Your software is rarely special enough that you can be exempted from following the rules. Even OpenOffice is using lots of system libraries nowadays!

Bundling and modifying libraries is just like forking a project, and forking might not always be the best approach ; sometimes with dead upstream for a project, forking is your only hope; but even in those cases there are nice ways to bundle libraries. If you look at the way nmap bundles libdnet, you can see that they not only document all the changes they made to the library, but also provides splitted down and commented patches for the various changes, making it possible to adapt it to their need.

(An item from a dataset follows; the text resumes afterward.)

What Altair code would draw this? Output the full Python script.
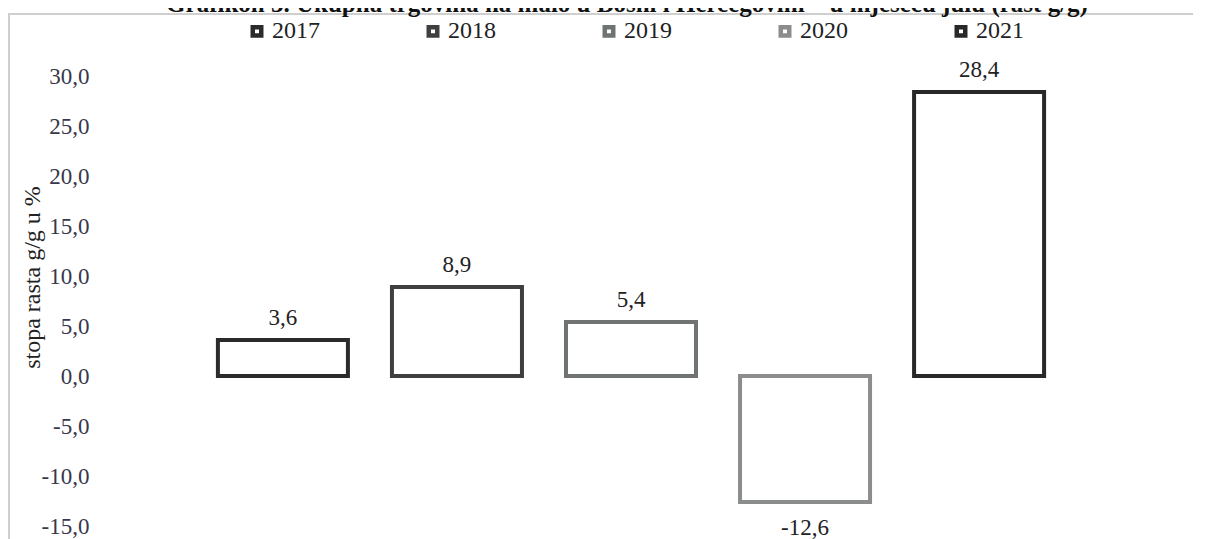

For proprietary software packages, of course, the matter is different, since you cannot usually unbundle the libraries yourself; but it’s a good idea to ask upstream nicely if they can use system copies instead of internal ones. Mind you, some might be happy to fix their packages not to be vulnerable any longer. Although I guess lots of them might actually prefer to keep them as they are since it’s a cost to them. One more reason not to trust them, to me.

So bottom line, if you’re working on an ebuild for a new piece of software to submit for Portage addition, please look well to see if the software is bundling libraries, and if it is, don’t let it enter portage that way. And if you’re a developer who wants to push some ebuild to the tree, also remember to ensure that it complies with our policies and doesn’t bundle in libraries.